What is the minimum viable content differentiation strategy that prevents programmatic pages from being grouped as near-duplicates by Google's algorithms?

The common approach to differentiating programmatic pages is maximalist: add more content blocks, more data fields, more template sections until each page looks different enough. This is expensive, slow, and frequently unnecessary. Google’s near-duplicate detection does not require pages to be completely different. It requires that the unique content on each page constitutes a sufficient portion of the total page content to clear the similarity threshold. The minimum viable differentiation strategy identifies exactly how much unique content is needed, where it must appear, and what form it must take.

Google’s Near-Duplicate Detection Threshold for Programmatic Pages

Google uses content fingerprinting and similarity scoring to group near-duplicate pages. When two pages share more than approximately 70-80% of their content after removing common template elements, Google treats them as near-duplicates and selects one as canonical while suppressing the others from ranking for shared queries.

The similarity algorithms Google applies use techniques similar to SimHash or MinHash, which create compact content fingerprints that can be compared efficiently across billions of pages. For programmatic pages, the fingerprinting operates on the rendered text content after stripping HTML structure. Two pages with identical template structure but different data values produce fingerprints whose similarity depends on how much of the total rendered text is shared boilerplate versus unique data.

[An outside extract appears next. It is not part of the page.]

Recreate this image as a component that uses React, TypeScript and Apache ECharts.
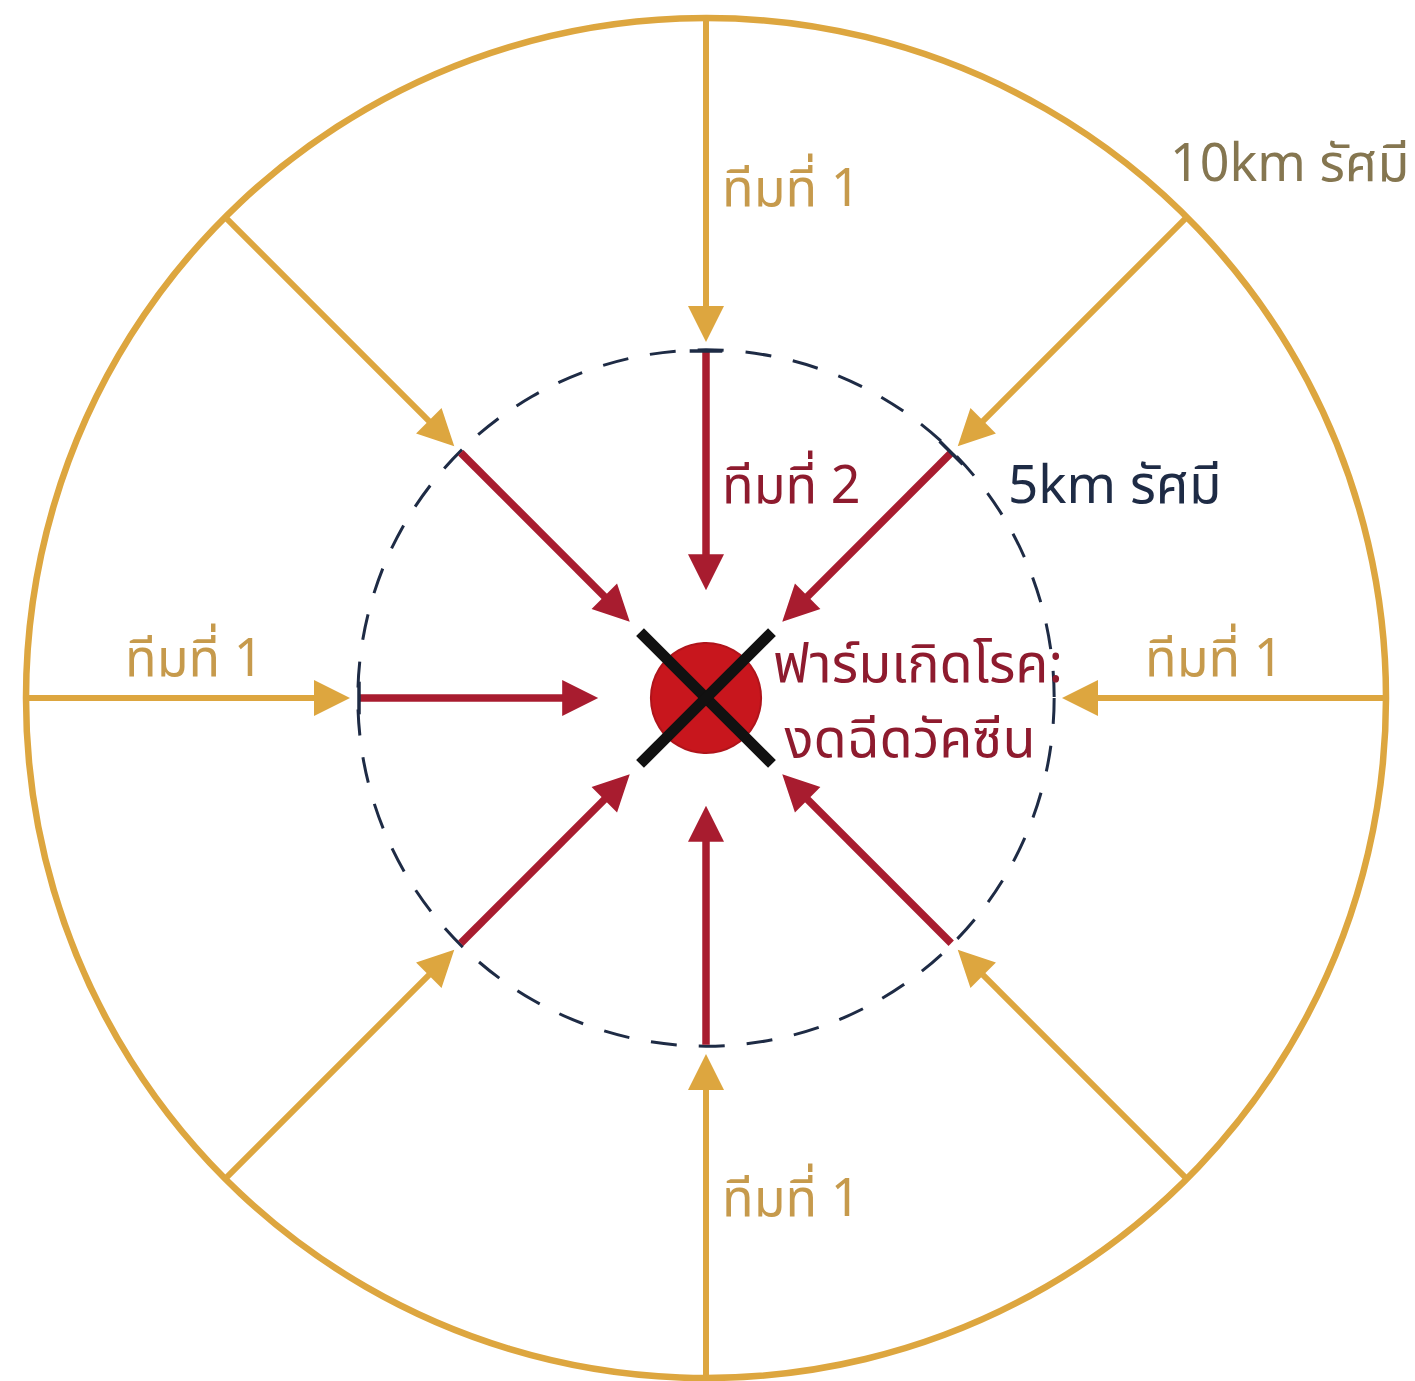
import React, { useEffect, useRef } from "react";
import * as echarts from "echarts";

// ---- data ----
const TEAM1_DIRECTIONS_DEG = [90, 45, 0, -45, -90, -135, 180, 135];
const TEAM2_DIRECTIONS_DEG = [90, 45, -45, -90, -135, 180, 135];
const TICK_DIRECTIONS_DEG = [90, 45, 180];
const OUTER_RADIUS_KM = 10;
const INNER_RADIUS_KM = 5.12;
const TEAM2_START_KM = 5.1;
const TEAM1_ARROW_END_KM = 5.5; // team 1 arrows stop just outside the 5 km ring
const TEAM2_ARROW_END_KM = 1.85; // team 2 arrows stop near the farm
const FARM_RADIUS_KM = 0.81;
const CROSS_HALF_KM = 0.97;
const TICK_HALF_KM = 0.24;

const TEAM1_LABEL = "ทีมที่ 1";
const TEAM2_LABEL = "ทีมที่ 2";
const OUTER_LABEL = "10km รัศมี";
const INNER_LABEL = "5km รัศมี";
const FARM_LABEL = ["ฟาร์มเกิดโรค:", "งดฉีดวัคซีน"];

// ---- layout / style ----
const CX = 706;
const CY = 698;
const PX_PER_KM = 68;
const X_MIN = -10.3, X_MAX = 10.3, Y_MIN = -10.0, Y_MAX = 10.2;
const GOLD = "#DDA63F";
const GOLD_TEXT = "#C69A4C";
const RED = "#A81C2F";
const DARK_RED_TEXT = "#8E1B2E";
const NAVY = "#1E2B45";
const FONT = "'Noto Sans Thai', 'Noto Sans Thai Looped', 'Noto Sans', Loma, Garuda, 'DejaVu Sans', sans-serif";

const rad = (d: number) => (d * Math.PI) / 180;
const pt = (deg: number, r: number) => [r * Math.cos(rad(deg)), r * Math.sin(rad(deg))];

export default function App() {
  const ref = useRef<HTMLDivElement>(null);
  useEffect(() => {
    document.body.style.margin = "0";
    if (!ref.current) return;
    const chart = echarts.init(ref.current, null, { renderer: "svg" });

    const team1 = TEAM1_DIRECTIONS_DEG.map((d) => ({ coords: [pt(d, OUTER_RADIUS_KM), pt(d, TEAM1_ARROW_END_KM)] }));
    const team2 = TEAM2_DIRECTIONS_DEG.map((d) => ({ coords: [pt(d, TEAM2_START_KM), pt(d, TEAM2_ARROW_END_KM)] }));
    const ticks = TICK_DIRECTIONS_DEG.map((d) => {
      const c = pt(d, TEAM2_START_KM);
      const p = [-Math.sin(rad(d)) * TICK_HALF_KM, Math.cos(rad(d)) * TICK_HALF_KM];
      return { coords: [[c[0] - p[0], c[1] - p[1]], [c[0] + p[0], c[1] + p[1]]] };
    });
    const cross = [
      { coords: [[-CROSS_HALF_KM, CROSS_HALF_KM], [CROSS_HALF_KM, -CROSS_HALF_KM]] },
      { coords: [[CROSS_HALF_KM, CROSS_HALF_KM], [-CROSS_HALF_KM, -CROSS_HALF_KM]] },
    ];

    const textEl = (t: string, x: number, y: number, fill: string, size = 52, align = "left") => ({
      type: "text",
      x,
      y,
      z: 100,
      style: { text: t, fill, font: `${size}px ${FONT}`, align, verticalAlign: "middle" },
    });

    const w = (X_MAX - X_MIN) * PX_PER_KM;
    const h = (Y_MAX - Y_MIN) * PX_PER_KM;

    chart.setOption({
      animation: false,
      backgroundColor: "#ffffff",
      grid: { left: CX + X_MIN * PX_PER_KM, top: CY - Y_MAX * PX_PER_KM, width: w, height: h },
      xAxis: { type: "value", min: X_MIN, max: X_MAX, show: false },
      yAxis: { type: "value", min: Y_MIN, max: Y_MAX, show: false },
      series: [
        {
          type: "custom",
          coordinateSystem: "cartesian2d",
          clip: false,
          z: 1,
          data: [
            [0, 0, OUTER_RADIUS_KM, 0],
            [0, 0, INNER_RADIUS_KM, 1],
          ],
          renderItem: (params: any, api: any) => {
            const c = api.coord([api.value(0), api.value(1)]);
            const r = api.size([api.value(2), 0])[0];
            const inner = api.value(3) === 1;
            return {
              type: "circle",
              shape: { cx: c[0], cy: c[1], r },
              style: inner
                ? { fill: "none", stroke: NAVY, lineWidth: 3, lineDash: [26, 22] }
                : { fill: "none", stroke: GOLD, lineWidth: 6.5 },
              z2: inner ? 5 : 1,
            };
          },
        },
        {
          type: "lines",
          coordinateSystem: "cartesian2d",
          z: 2,
          symbol: ["none", "triangle"],
          symbolSize: [34, 36],
          lineStyle: { color: GOLD, width: 6, opacity: 1, curveness: 0 },
          data: team1,
        },
        {
          type: "lines",
          coordinateSystem: "cartesian2d",
          z: 3,
          symbol: ["none", "triangle"],
          symbolSize: [38, 36],
          lineStyle: { color: RED, width: 7.5, opacity: 1, curveness: 0 },
          data: team2,
        },
        {
          type: "lines",
          coordinateSystem: "cartesian2d",
          z: 4,
          symbol: ["none", "none"],
          lineStyle: { color: NAVY, width: 3.5, opacity: 1, curveness: 0 },
          data: ticks,
        },
        {
          type: "scatter",
          z: 5,
          symbol: "circle",
          symbolSize: FARM_RADIUS_KM * 2 * PX_PER_KM,
          itemStyle: { color: "#C8161D", borderColor: "#B0141B", borderWidth: 2, opacity: 1 },
          data: [[0, 0]],
        },
        {
          type: "lines",
          coordinateSystem: "cartesian2d",
          z: 6,
          symbol: ["none", "none"],
          lineStyle: { color: "#111111", width: 11, opacity: 1, curveness: 0 },
          data: cross,
        },
      ],
      graphic: [
        textEl(TEAM1_LABEL, 722, 190, GOLD_TEXT),
        textEl(OUTER_LABEL, 1170, 165, "#857650", 52),
        textEl(TEAM2_LABEL, 722, 487, DARK_RED_TEXT),
        textEl(INNER_LABEL, 1008, 487, NAVY, 53),
        textEl(TEAM1_LABEL, 125, 660, GOLD_TEXT),
        textEl(TEAM1_LABEL, 1145, 660, GOLD_TEXT),
        textEl(FARM_LABEL[0], 918, 665, DARK_RED_TEXT, 54, "center"),
        textEl(FARM_LABEL[1], 910, 740, DARK_RED_TEXT, 54, "center"),
        textEl(TEAM1_LABEL, 722, 1200, GOLD_TEXT),
      ],
    });
    return () => chart.dispose();
  }, []);
  return <div ref={ref} style={{ width: 1415, height: 1381 }} />;
}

The threshold varies by content type and page section. For informational content pages, the duplicate detection threshold is stricter (approximately 70% similarity triggers grouping). For transactional or directory-style pages, the threshold is slightly more permissive (approximately 80% similarity) because Google expects some structural repetition in these page types. However, for programmatic pages that Google has identified as template-generated (through the structural fingerprinting described in template quality evaluation), the threshold may be applied more aggressively because the system recognizes the pattern of automated generation.

The practical implication is that programmatic pages need at least 20-30% unique content measured as a proportion of total rendered text to avoid near-duplicate grouping. Pages with less than 20% unique content are at high risk of being grouped regardless of how different their data values are. [Reasoned]

The Minimum Unique Content Block Strategy

The minimum viable approach places a single differentiated content block that constitutes at least 25-30% of the main content area. This block must contain structurally different content, not just different data values inserted into the same sentence template.

Content block types that satisfy differentiation requirements:

Contextual paragraphs that interpret the page’s data in relation to the entity’s specific characteristics. For a city-specific service page, a paragraph explaining how the city’s regulatory environment affects service pricing is genuinely unique because the regulatory context differs by city.

Conditional data sections that appear only when relevant data is available. A page for a city with public transit data shows a transit accessibility section that pages for rural areas do not display. The conditional presence or absence of sections creates structural differentiation.

User-generated content including reviews, ratings, and community questions. This content is inherently unique per page because it comes from users interacting with specific entities. Even modest amounts of user-generated content provide strong differentiation signals.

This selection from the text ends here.